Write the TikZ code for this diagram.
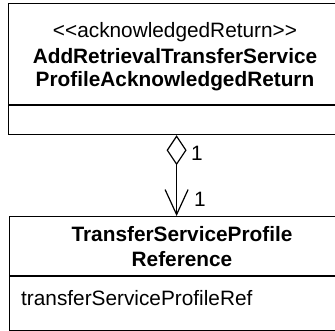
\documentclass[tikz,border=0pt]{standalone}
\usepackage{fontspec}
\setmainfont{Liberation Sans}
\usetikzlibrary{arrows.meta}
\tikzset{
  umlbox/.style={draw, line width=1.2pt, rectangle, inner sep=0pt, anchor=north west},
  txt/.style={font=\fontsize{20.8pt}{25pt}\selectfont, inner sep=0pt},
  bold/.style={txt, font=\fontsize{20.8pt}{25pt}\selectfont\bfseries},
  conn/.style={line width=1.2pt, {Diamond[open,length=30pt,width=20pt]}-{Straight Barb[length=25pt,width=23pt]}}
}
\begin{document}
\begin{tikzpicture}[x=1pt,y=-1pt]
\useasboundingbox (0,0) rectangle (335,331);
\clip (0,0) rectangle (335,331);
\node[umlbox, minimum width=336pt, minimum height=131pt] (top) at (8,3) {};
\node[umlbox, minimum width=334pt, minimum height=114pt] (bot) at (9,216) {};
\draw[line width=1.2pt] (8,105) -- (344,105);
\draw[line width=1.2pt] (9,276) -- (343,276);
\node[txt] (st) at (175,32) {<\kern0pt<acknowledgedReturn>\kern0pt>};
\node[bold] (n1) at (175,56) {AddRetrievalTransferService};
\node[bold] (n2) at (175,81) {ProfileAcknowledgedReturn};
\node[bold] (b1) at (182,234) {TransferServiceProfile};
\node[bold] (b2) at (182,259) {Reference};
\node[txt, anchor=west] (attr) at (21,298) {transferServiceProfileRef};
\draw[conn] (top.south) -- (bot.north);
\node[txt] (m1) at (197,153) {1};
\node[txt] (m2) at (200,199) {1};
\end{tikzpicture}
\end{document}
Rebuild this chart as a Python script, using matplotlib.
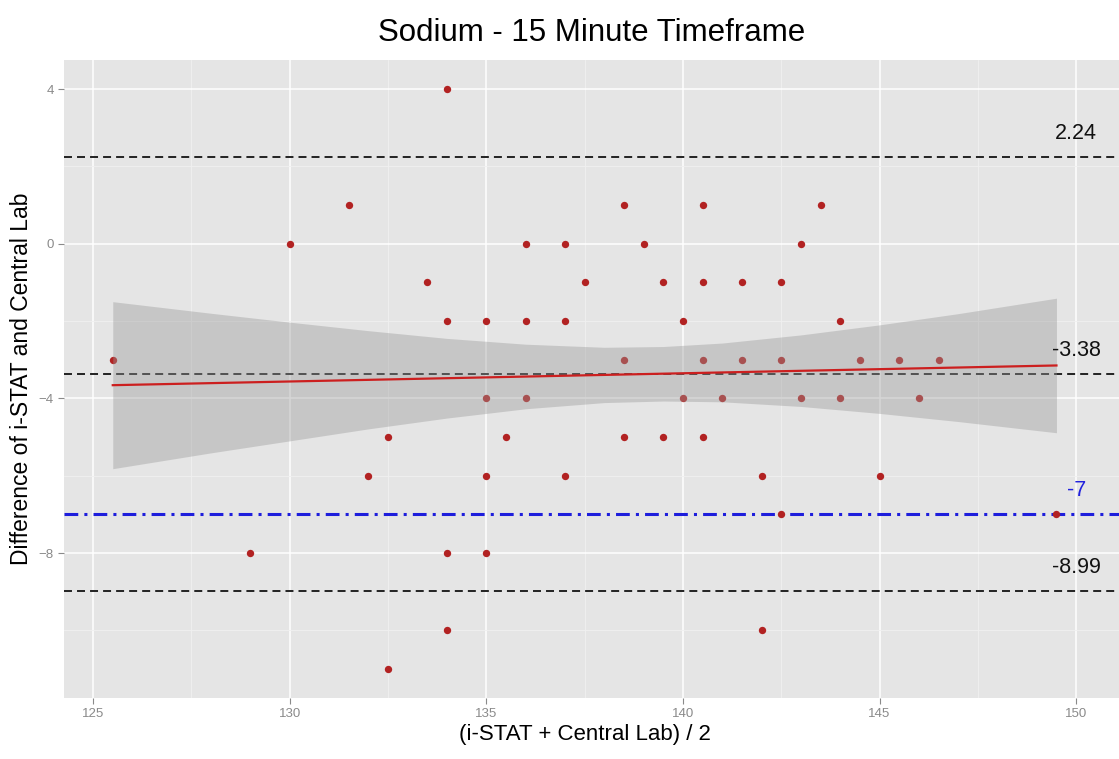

****************************************

* Your task *
Without including any pictures, print all of the material exactly as given.

* Response *
Write the TikZ code for this diagram.
\documentclass[tikz,border=0pt]{standalone}
\usepackage{fontspec}
\setmainfont{Liberation Sans}
\usetikzlibrary{arrows.meta}
\tikzset{
  umlbox/.style={draw, line width=1.2pt, rectangle, inner sep=0pt, anchor=north west},
  txt/.style={font=\fontsize{20.8pt}{25pt}\selectfont, inner sep=0pt},
  bold/.style={txt, font=\fontsize{20.8pt}{25pt}\selectfont\bfseries},
  conn/.style={line width=1.2pt, {Diamond[open,length=30pt,width=20pt]}-{Straight Barb[length=25pt,width=23pt]}}
}
\begin{document}
\begin{tikzpicture}[x=1pt,y=-1pt]
\useasboundingbox (0,0) rectangle (335,331);
\clip (0,0) rectangle (335,331);
\node[umlbox, minimum width=336pt, minimum height=131pt] (top) at (8,3) {};
\node[umlbox, minimum width=334pt, minimum height=114pt] (bot) at (9,216) {};
\draw[line width=1.2pt] (8,105) -- (344,105);
\draw[line width=1.2pt] (9,276) -- (343,276);
\node[txt] (st) at (175,32) {<\kern0pt<acknowledgedReturn>\kern0pt>};
\node[bold] (n1) at (175,56) {AddRetrievalTransferService};
\node[bold] (n2) at (175,81) {ProfileAcknowledgedReturn};
\node[bold] (b1) at (182,234) {TransferServiceProfile};
\node[bold] (b2) at (182,259) {Reference};
\node[txt, anchor=west] (attr) at (21,298) {transferServiceProfileRef};
\draw[conn] (top.south) -- (bot.north);
\node[txt] (m1) at (197,153) {1};
\node[txt] (m2) at (200,199) {1};
\end{tikzpicture}
\end{document}
Rebuild this chart as a Python script, using matplotlib.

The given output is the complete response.